Reed flashed him a humorless smile, his freckles stretching over his mouth. “I am not.”

“No?” said Ravi, holding his hand out anyhow. “Well, either way, it’s a pleasure. Ravi Govindacharya. I’ll be the new physician here.”

For a moment, Mae was concerned that Mr. Reed was not going to shake the other man’s hand. His eyes flicked down to it, blinking twice, and his smile dropped. But in the end he did step forward, reach out, and clasp it with a firm grip.

“Reed,” he said with one of those nods that was masculine shorthand for tentative acceptance. “I am part of the developments Miss Casper is alluding to.”

“If you’ll just allow me to close up,” she said, grimacing in what she hoped looked something like a polite smile. “We may converse further. Mr. Reed, could you clear the upstairs? Please?”

He glanced at her, a smirk ghosting over his mouth at that last, plaintive word. He turned without answering and took the stairs two at a time to do exactly that.

“He seems chatty,” Ravi observed. “Mind if I look around?”

“Be my guest. Just do not leave, please, until I’ve had a moment to speak with you,” Mae said, already stepping toward the infirmary to chase off the last of the evening’s visitors and lingering patients.

“I’ll just tidy as I go, shall I?” he asked no one in particular, already bending to grab a few discarded rags as he moved toward the procedure room, whistling to himself.

Mae returned from the infirmary to find the kits already at their sweeping, the hamper full, and Ravi at the washbasin with the metal utensils as Roland came down the stairs, looking just as surprised as she felt.

They had never closed this quickly. Not even when they’d been a tent.

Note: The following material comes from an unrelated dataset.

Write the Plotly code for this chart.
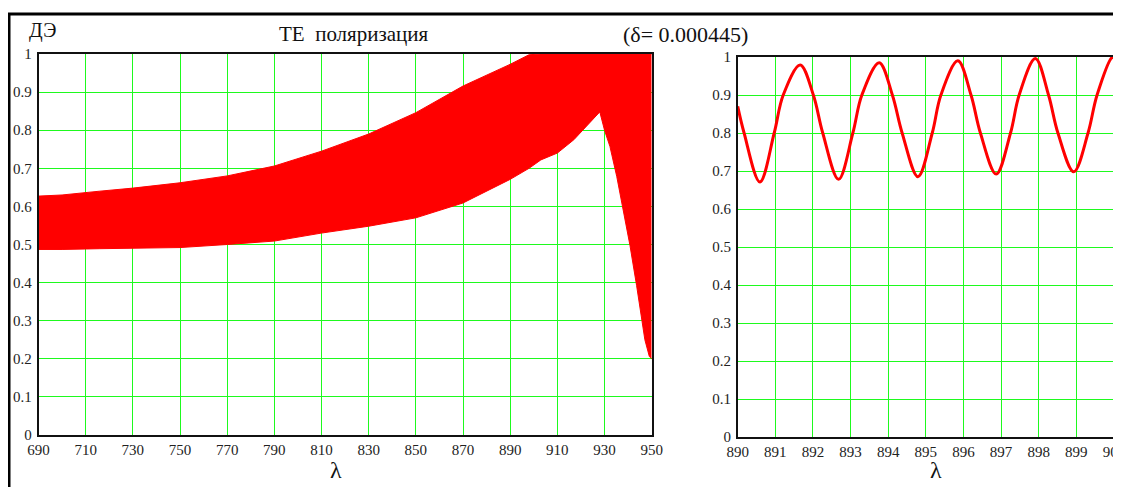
import plotly.graph_objects as go

# ---- Left panel: envelope of the dense oscillation ----
lam_env = [690, 700, 716, 730, 750, 770, 790, 810, 830, 850, 870, 890, 898, 903, 910,
           917, 924, 928, 930, 932.3, 935.2, 938, 940.8, 943.6, 945.7, 947.1, 949, 950]
de_upper = [0.627, 0.630, 0.640, 0.648, 0.662, 0.680, 0.706, 0.745, 0.790, 0.846, 0.916,
            0.973, 0.998, 1.0, 1.0, 1.0, 1.0, 1.0, 1.0, 1.0, 1.0, 1.0, 1.0, 1.0, 1.0, 1.0, 1.0, 1.0]
de_lower = [0.487, 0.487, 0.489, 0.490, 0.492, 0.500, 0.509, 0.530, 0.548, 0.570, 0.609,
            0.671, 0.700, 0.722, 0.740, 0.775, 0.822, 0.848, 0.800, 0.757, 0.678, 0.591,
            0.497, 0.392, 0.304, 0.250, 0.206, 0.200]

# ---- Right panel: zoomed curve 890..900 ----
lam_zoom = [890.0, 890.17, 890.59, 890.97, 891.21, 891.66, 892.01, 892.26, 892.68, 893.06,
            893.30, 893.76, 894.11, 894.37, 894.79, 895.17, 895.40, 895.85, 896.20, 896.45,
            896.87, 897.25, 897.48, 897.91, 898.26, 898.51, 898.93, 899.31, 899.55, 899.95, 900.0]
de_zoom = [0.870, 0.800, 0.671, 0.800, 0.900, 0.979, 0.900, 0.800, 0.678, 0.800,
           0.900, 0.985, 0.900, 0.800, 0.685, 0.800, 0.900, 0.990, 0.900, 0.800,
           0.692, 0.800, 0.900, 0.996, 0.900, 0.800, 0.698, 0.800, 0.900, 0.999, 0.998]

x1_ticks = list(range(690, 951, 20))
x2_ticks = list(range(890, 901, 1))
y_ticks = [0, 0.1, 0.2, 0.3, 0.4, 0.5, 0.6, 0.7, 0.8, 0.9, 1]
y_labels = ["0", "0.1", "0.2", "0.3", "0.4", "0.5", "0.6", "0.7", "0.8", "0.9", "1"]

RED = "#ff0000"
GRID = "rgb(30,250,30)"
SERIF = "Times New Roman, Liberation Serif, DejaVu Serif, serif"
W, H = 1121, 487
OFF = 8  # page body margin offset

fig = go.Figure()
fig.add_trace(go.Scatter(x=lam_env, y=de_lower, mode="lines",
                         line=dict(color=RED, width=1), xaxis="x", yaxis="y",
                         hoverinfo="skip", showlegend=False))
fig.add_trace(go.Scatter(x=lam_env, y=de_upper, mode="lines", fill="tonexty",
                         fillcolor=RED, line=dict(color=RED, width=1),
                         xaxis="x", yaxis="y", showlegend=False))
fig.add_trace(go.Scatter(x=lam_zoom, y=de_zoom, mode="lines",
                         line=dict(color=RED, width=3, shape="spline", smoothing=1.0),
                         xaxis="x2", yaxis="y2", showlegend=False))

def px_x(p):
    return (p - OFF) / W

def px_y(p):
    return (H - (p - OFF)) / H

axis_common = dict(showgrid=True, gridcolor=GRID, gridwidth=1.2, zeroline=False,
                   showline=True, linecolor="#111", linewidth=1.5, mirror=True,
                   ticks="", automargin=False,
                   tickfont=dict(family=SERIF, size=15, color="#222"))

fig.update_layout(
    width=W, height=H, paper_bgcolor="white", plot_bgcolor="white",
    margin=dict(l=0, r=0, t=0, b=0, autoexpand=False),
    font=dict(family=SERIF),
    xaxis=dict(domain=[px_x(38.5), px_x(651.7)], range=[690, 950], tickvals=x1_ticks,
               anchor="y", **axis_common),
    yaxis=dict(domain=[px_y(435), px_y(54)], range=[0, 1], tickvals=y_ticks,
               ticktext=y_labels, anchor="x", ticklabelstandoff=2, **axis_common),
    xaxis2=dict(domain=[px_x(737.7), px_x(1114)], range=[890, 900], tickvals=x2_ticks,
                anchor="y2", **axis_common),
    yaxis2=dict(domain=[px_y(437), px_y(57)], range=[0, 1], tickvals=y_ticks,
                ticktext=y_labels, anchor="x2", ticklabelstandoff=2, **axis_common),
    showlegend=False,
)

# outer frame (top and left thick black lines)
fig.add_shape(type="line", xref="paper", yref="paper", x0=px_x(8), x1=1.0,
              y0=px_y(14), y1=px_y(14), line=dict(color="black", width=3))
fig.add_shape(type="line", xref="paper", yref="paper", x0=px_x(9), x1=px_x(9),
              y0=px_y(14), y1=0, line=dict(color="black", width=3))

def note(text, x, y, size):
    fig.add_annotation(text=text, xref="paper", yref="paper", x=px_x(x), y=px_y(y),
                       showarrow=False, xanchor="center", yanchor="middle",
                       font=dict(family=SERIF, size=size, color="#111"))

note("ДЭ", 42, 31, 20)
note("TE  поляризация", 354, 34, 21)
note("(δ= 0.000445)", 685, 34, 22)
note("λ", 336, 470, 24)
note("λ", 936, 470, 24)

fig.write_html("out.html")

“Ahem,” Mae said, glancing at Roland as he sent his two adult patrolmen outside to light the torches and do a round of the block. “We may speak now, I suppose.”

“Oh, all right,” said Ravi, glancing up as he dried the last of the instruments. “These children are very competent. They showed me where all the cleaning supplies are.”

“My kits,” Roland said, touching Winston’s head as he passed him.

Mae frowned, glancing at Winston and noting, silently, that he still hadn’t sprouted a single chicken pock.

“Kits,” Ravi repeated, “little foxlings, are they? Charming! Say, should I be concerned that you’ve got night watchmen at this clinic?”

“No,” said Roland.

“Yes,” said Mae with a sigh. “That is what I wanted to talk to you about. I’m afraid we’ve been the target of a bit of harassment of late. I should have written to warn you, but it only really kicked off in earnest a couple of weeks ago, and I suppose in my naiveoptimism, I had hoped it was nothing but a … well, a series of very similar flukes.”

“Oh? What sorts of flukes?” Ravi asked, setting down his cleaning and walking around the basin to lean against the table, bracing his hands backward against the edge. “Nothing violent, I hope?”

“Only to the pigs,” Winston provided helpfully.

“Winston,” Mae said wearily.

“Is that a euphemism, or …?”

“No, he is being literal,” Mae said, shooing him back to his sweeping. “Medical students have been dumping animal parts from dissection lessons on our doorstep for the last few nights. It is a sight more disgusting than the graffiti they left before, but it is cheaper to clean up, at the very least.”